Vous dites spectacle, mais en réalité vous lui préférez sans cesse le mot agora, c’est ce que suggère l’espace quadrifrontal en perpétuelle métamorphose, où se révèlent des cartes et des banderoles conçues par l’artiste H. Alix Sanyas, et les Bancs d’utopie de l’artiste britannique Francis Cape. Pouvez-vous nous parler de l’espace à la fois symbolique et concret de Dispak Dispac’h ? 

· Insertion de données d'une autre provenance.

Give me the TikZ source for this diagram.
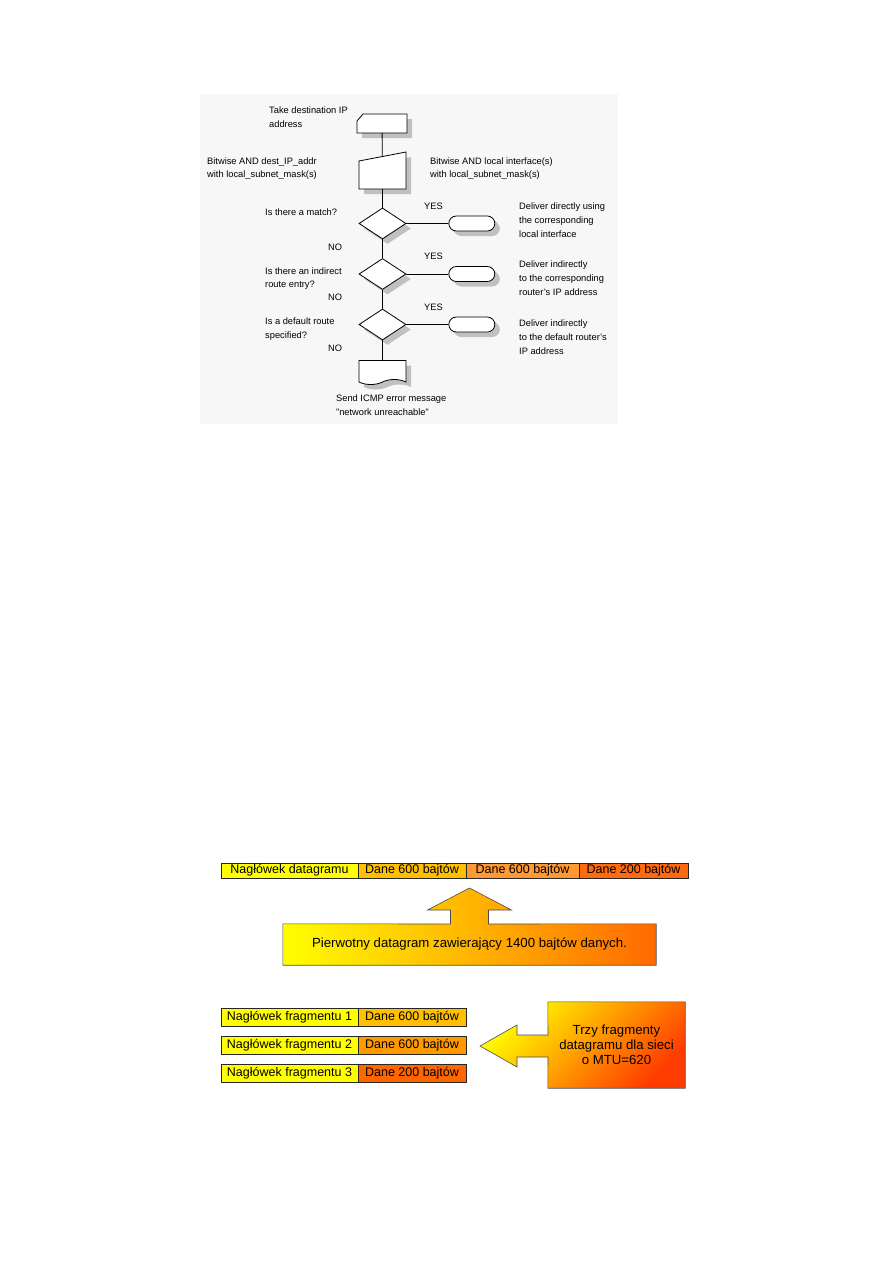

Je voulais créer un espace intime qui nous réunisse, où se regarder, un écrin pour ces voix qui nous transmettent un contenu que nous n’arrivons plus à entendre pour de multiples raisons. Je tenais à ce que cet espace soit vivant, performatif, qu’il rende poreuse la frontière entre l’art et le militantisme. Ma rencontre avec Mathieu Lorry-Dupuy a rendu cela possible. C’est là que ma deuxième obsession théâtrale intervient : ma passion pour les cartes. Ici, elles se déploient à nos pieds. Et c’est sur la carte des centres de rétention en Europe établie par Migreurop que tombent les banderoles d’H. Alix Sanyas et se posent les Bancs d’utopie de Francis Cape nous invitant à nous y asseoir pour inventer un autre espace et un autre monde. Le dispositif opérationnel de cette œuvre conversationnelle m’a immédiatement séduite. Dispak dispac’h, c’est une sorte de conversation et de témoignage infini, qui crée des possibilités inédites de liens, grâce à la cofragilité en partage.